The stage is set now for a three-year, $70 million endowment campaign.

The Seattle Symphony Orchestra, which a few months ago predicted it would end the current season with a deficit in the range of $2 million, instead will end the fiscal year in the black, Board of Directors chair Susan Hutchison says. "It's looking very, very good right now" that an urgent drive among 20-plus major donors has closed the gap, said Hutchison, the former Seattle television news anchor and executive director of the Charles Simonyi Fund for Arts and Sciences. The urgent drive raised $2.8 million. Ending the year with a balanced budget is a key step toward the symphony's goal of announcing an endowment campaign in the coming season, Hutchison explained. The SSO's current endowment is around $33 million, and the new, three-year campaign will have a goal of raising that to $100 million. Gifts from the Simonyi Fund and longtime symphony benefactor Jack Benaroya in 2004 raised the relatively paltry endowment by $10 million.
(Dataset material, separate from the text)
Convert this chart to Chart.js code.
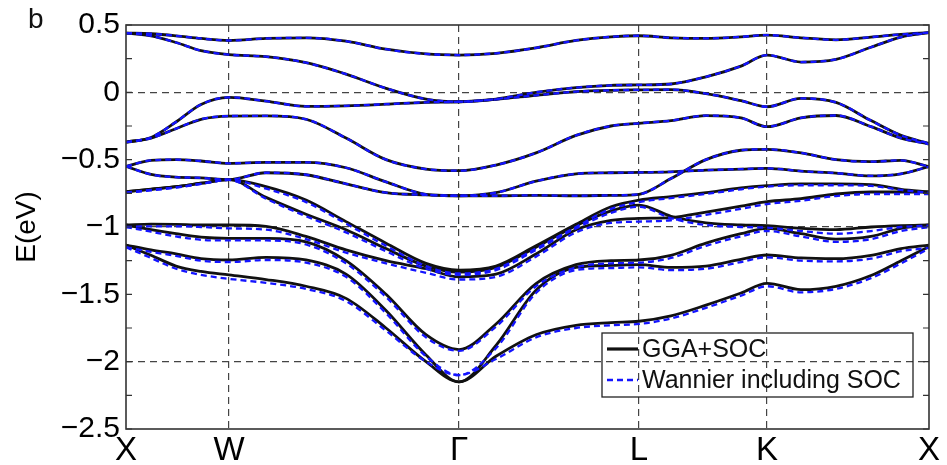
<!DOCTYPE html>
<html>
<head>
<meta charset="utf-8">
<script src="https://cdn.jsdelivr.net/npm/chart.js@4.4.1/dist/chart.umd.min.js"></script>
<style>
  html, body { margin: 0; padding: 0; background: #fff; }
  #wrap { width: 947px; height: 465px; }
</style>
</head>
<body>
<div id="wrap"><canvas id="bands" width="947" height="465"></canvas></div>
<script>
// k-path positions (arbitrary path length units) and high-symmetry points
const kPoints = [0, 25, 50, 75, 103, 140, 180, 220, 260, 300, 333, 370, 410, 450, 485, 513, 545, 580, 615, 641, 675, 710, 745, 775, 803];
const kTicks = [0, 103, 333, 513, 641, 803];
const kLabels = ['X', 'W', 'Γ', 'L', 'K', 'X'];
const yGridLevels = [0, -1, -2];

// GGA+SOC bands (eV), one value per k point
const gga1 = [0.44, 0.435, 0.42, 0.40, 0.385, 0.40, 0.405, 0.38, 0.32, 0.285, 0.277, 0.29, 0.33, 0.385, 0.412, 0.42, 0.405, 0.40, 0.412, 0.425, 0.405, 0.39, 0.41, 0.43, 0.443];
const gga2 = [0.44, 0.42, 0.37, 0.31, 0.28, 0.265, 0.22, 0.135, 0.03, -0.05, -0.07, -0.05, 0.0, 0.035, 0.052, 0.055, 0.062, 0.115, 0.195, 0.277, 0.225, 0.245, 0.335, 0.41, 0.443];
const gga3 = [-0.37, -0.335, -0.22, -0.09, -0.037, -0.065, -0.105, -0.10, -0.088, -0.074, -0.07, -0.052, -0.022, 0.005, 0.015, 0.018, 0.02, -0.01, -0.062, -0.107, -0.045, -0.075, -0.21, -0.32, -0.38];
const gga4 = [-0.37, -0.34, -0.27, -0.20, -0.176, -0.175, -0.20, -0.34, -0.50, -0.57, -0.582, -0.54, -0.45, -0.32, -0.25, -0.23, -0.21, -0.173, -0.19, -0.255, -0.19, -0.172, -0.255, -0.34, -0.384];
const gga5 = [-0.55, -0.505, -0.50, -0.51, -0.527, -0.52, -0.52, -0.56, -0.665, -0.757, -0.768, -0.745, -0.66, -0.605, -0.597, -0.595, -0.59, -0.578, -0.57, -0.565, -0.585, -0.60, -0.62, -0.605, -0.552];
const gga6 = [-0.55, -0.61, -0.63, -0.635, -0.648, -0.597, -0.612, -0.68, -0.745, -0.762, -0.768, -0.768, -0.765, -0.768, -0.765, -0.757, -0.64, -0.50, -0.43, -0.423, -0.45, -0.50, -0.515, -0.505, -0.552];
const gga7 = [-0.738, -0.718, -0.70, -0.675, -0.648, -0.70, -0.80, -0.96, -1.12, -1.27, -1.32, -1.29, -1.14, -0.98, -0.85, -0.80, -0.775, -0.745, -0.71, -0.693, -0.68, -0.68, -0.685, -0.72, -0.74];
const gga8 = [-0.738, -0.72, -0.70, -0.675, -0.648, -0.78, -0.905, -1.02, -1.16, -1.29, -1.335, -1.30, -1.15, -0.99, -0.88, -0.837, -0.92, -0.97, -0.985, -0.99, -1.01, -1.02, -1.0, -0.99, -0.985];
const gga9 = [-0.985, -0.978, -0.98, -0.985, -0.985, -0.995, -1.07, -1.17, -1.25, -1.31, -1.37, -1.35, -1.20, -1.02, -0.95, -0.936, -0.93, -0.89, -0.845, -0.812, -0.79, -0.755, -0.74, -0.74, -0.74];
const gga10 = [-0.985, -1.02, -1.05, -1.075, -1.084, -1.085, -1.11, -1.25, -1.50, -1.80, -1.91, -1.72, -1.42, -1.28, -1.25, -1.245, -1.21, -1.12, -1.05, -1.01, -1.05, -1.09, -1.07, -1.01, -0.985];
const gga11 = [-1.134, -1.17, -1.20, -1.235, -1.245, -1.225, -1.245, -1.35, -1.62, -1.95, -2.15, -1.88, -1.47, -1.30, -1.285, -1.28, -1.30, -1.29, -1.24, -1.208, -1.23, -1.235, -1.21, -1.16, -1.134];
const gga12 = [-1.134, -1.21, -1.29, -1.33, -1.356, -1.39, -1.44, -1.53, -1.75, -2.00, -2.15, -1.96, -1.80, -1.73, -1.71, -1.70, -1.66, -1.58, -1.49, -1.418, -1.465, -1.44, -1.36, -1.25, -1.146];

// Wannier bands: the upper six coincide with GGA in the picture, the lower six sit slightly below
const wan7 = [-0.745, -0.725, -0.705, -0.68, -0.65, -0.715, -0.815, -0.975, -1.14, -1.29, -1.345, -1.31, -1.16, -1.0, -0.865, -0.815, -0.785, -0.755, -0.72, -0.70, -0.69, -0.69, -0.695, -0.725, -0.745];
const wan8 = [-0.745, -0.728, -0.708, -0.68, -0.65, -0.79, -0.92, -1.04, -1.18, -1.31, -1.355, -1.32, -1.17, -1.01, -0.895, -0.85, -0.935, -0.985, -1.0, -1.005, -1.03, -1.05, -1.03, -1.0, -0.99];
const wan9 = [-1.0, -0.995, -0.995, -1.0, -1.01, -1.02, -1.09, -1.19, -1.27, -1.34, -1.39, -1.37, -1.22, -1.04, -0.97, -0.96, -0.95, -0.91, -0.865, -0.83, -0.805, -0.77, -0.755, -0.755, -0.755];
const wan10 = [-1.0, -1.035, -1.07, -1.095, -1.10, -1.10, -1.13, -1.27, -1.52, -1.82, -1.92, -1.74, -1.44, -1.30, -1.27, -1.265, -1.23, -1.14, -1.07, -1.03, -1.07, -1.11, -1.09, -1.03, -1.0];
const wan11 = [-1.15, -1.185, -1.215, -1.25, -1.26, -1.245, -1.265, -1.37, -1.64, -1.96, -2.10, -1.90, -1.49, -1.32, -1.305, -1.30, -1.32, -1.31, -1.26, -1.225, -1.25, -1.255, -1.235, -1.18, -1.155];
const wan12 = [-1.15, -1.23, -1.31, -1.355, -1.385, -1.415, -1.46, -1.55, -1.77, -2.0, -2.10, -1.98, -1.82, -1.75, -1.73, -1.72, -1.68, -1.60, -1.51, -1.44, -1.485, -1.46, -1.38, -1.27, -1.16];

const ggaBands = [gga1, gga2, gga3, gga4, gga5, gga6, gga7, gga8, gga9, gga10, gga11, gga12];
const wannierBands = [gga1, gga2, gga3, gga4, gga5, gga6, wan7, wan8, wan9, wan10, wan11, wan12];

const FONT = '"Liberation Sans", Arial, Helvetica, sans-serif';
Chart.defaults.font.family = FONT;
Chart.defaults.color = '#000';

function toPoints(band) {
  return band.map((e, i) => ({ x: kPoints[i], y: e }));
}

const datasets = [];
ggaBands.forEach(band => {
  datasets.push({
    label: 'GGA+SOC',
    data: toPoints(band),
    borderColor: '#111',
    borderWidth: 2.8,
    pointRadius: 0,
    cubicInterpolationMode: 'monotone',
    order: 1
  });
});
wannierBands.forEach(band => {
  datasets.push({
    label: 'Wannier including SOC',
    data: toPoints(band),
    borderColor: '#1414ff',
    borderWidth: 2.3,
    borderDash: [6, 4],
    pointRadius: 0,
    cubicInterpolationMode: 'monotone',
    order: 0
  });
});

function isGridLevel(v) {
  return yGridLevels.some(g => Math.abs(g - v) < 1e-6);
}

function energyLabel(v) {
  if (Math.abs(v * 2 - Math.round(v * 2)) > 1e-6) {
    return '';
  }
  if (Math.abs(v) < 1e-9) {
    return '0';
  }
  return (v < 0 ? '\u2212' : '') + String(Math.abs(Math.round(v * 10) / 10));
}

const decorations = {
  id: 'decorations',
  afterDraw(chart) {
    const { ctx, chartArea } = chart;
    const { left, right, top, bottom } = chartArea;
    const yScale = chart.scales.y;

    ctx.save();
    // frame
    ctx.strokeStyle = '#333';
    ctx.lineWidth = 1.6;
    ctx.strokeRect(left, top, right - left, bottom - top);

    // inward ticks on both sides
    ctx.lineWidth = 1.2;
    yScale.ticks.forEach(t => {
      const py = yScale.getPixelForValue(t.value);
      ctx.beginPath();
      ctx.moveTo(left, py);
      ctx.lineTo(left + 6, py);
      ctx.moveTo(right, py);
      ctx.lineTo(right - 6, py);
      ctx.stroke();
    });

    // legend box (unfilled, grid shows through)
    const lx = 602, ly = 333, lw = 311, lh = 64;
    ctx.strokeStyle = '#222';
    ctx.lineWidth = 1.3;
    ctx.strokeRect(lx, ly, lw, lh);

    ctx.lineWidth = 3.2;
    ctx.strokeStyle = '#111';
    ctx.beginPath();
    ctx.moveTo(lx + 5, ly + 16);
    ctx.lineTo(lx + 36, ly + 16);
    ctx.stroke();

    ctx.lineWidth = 2.4;
    ctx.strokeStyle = '#1414ff';
    ctx.setLineDash([6, 4]);
    ctx.beginPath();
    ctx.moveTo(lx + 5, ly + 47);
    ctx.lineTo(lx + 36, ly + 47);
    ctx.stroke();
    ctx.setLineDash([]);

    ctx.fillStyle = '#111';
    ctx.font = '25px ' + FONT;
    ctx.textBaseline = 'middle';
    ctx.textAlign = 'left';
    ctx.fillText('GGA+SOC', lx + 40, ly + 17);
    ctx.fillText('Wannier including SOC', lx + 40, ly + 48);

    // panel letter
    ctx.font = '28px ' + FONT;
    ctx.textBaseline = 'alphabetic';
    ctx.fillText('b', 28, 28);
    ctx.restore();
  }
};

new Chart(document.getElementById('bands'), {
  type: 'scatter',
  data: { datasets },
  options: {
    responsive: false,
    animation: false,
    devicePixelRatio: 1,
    showLine: true,
    layout: { padding: { left: 0, right: 18, top: 25, bottom: 0 } },
    plugins: {
      legend: { display: false },
      tooltip: { enabled: false }
    },
    scales: {
      x: {
        type: 'linear',
        min: 0,
        max: 803,
        afterBuildTicks: s => { s.ticks = kTicks.map(v => ({ value: v })); },
        afterFit: s => { s.height = 36; },
        border: { display: false, dash: [7, 5] },
        grid: {
          drawTicks: false,
          lineWidth: 1.2,
          color: c => (c.index > 0 && c.index < kTicks.length - 1) ? '#444' : 'rgba(0,0,0,0)'
        },
        ticks: {
          autoSkip: false,
          maxRotation: 0,
          padding: 2,
          color: '#000',
          font: { size: 33 },
          callback: (v, i) => kLabels[i]
        }
      },
      y: {
        min: -2.5,
        max: 0.5,
        afterFit: s => { s.width = 126; },
        border: { display: false, dash: [7, 5] },
        grid: {
          drawTicks: false,
          lineWidth: 1.2,
          color: c => isGridLevel(c.tick.value) ? '#444' : 'rgba(0,0,0,0)'
        },
        ticks: {
          stepSize: 0.25,
          autoSkip: false,
          padding: 6,
          color: '#000',
          font: { size: 30 },
          callback: v => energyLabel(v)
        },
        title: {
          display: true,
          text: 'E(eV)',
          color: '#000',
          font: { size: 28 },
          padding: { top: 10, bottom: 0 }
        }
      }
    }
  },
  plugins: [decorations]
});
</script>
</body>
</html>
A recent managment study of the symphony showed that it ranks very high in ticket sales, with only an orchestra or two in the country having more than the SSO's 37,000 season ticket holders. Also, the McKinstry study showed that the SSO manages costs very well, Hutchison reported. So with little room to cut expenses and not many more tickets to sell, the solution for chronic deficits was obvious: Build up the endowment and do a better job of fundraising. Music director Gerard Schwarz and Hutchison will lead the drive in coming years, and the board has been charged with spending less time bickering over the future musical direction of the symphony and more time raising money. Hutchison said the current "close-the-gap" drive to balance the books for the 2006-07 season consisted mainly of donors who are "huge fans of Jerry," meaning Schwarz. According to Hutchison, the SSO has been "resting on its laurels" for too long. It lacked a development director for several years and has endured considerable management turmoil. Many of the donors who helped build Benaroya Hall have not been contacted or solicited since that campaign. Hutchison said they'll soon be getting phone calls.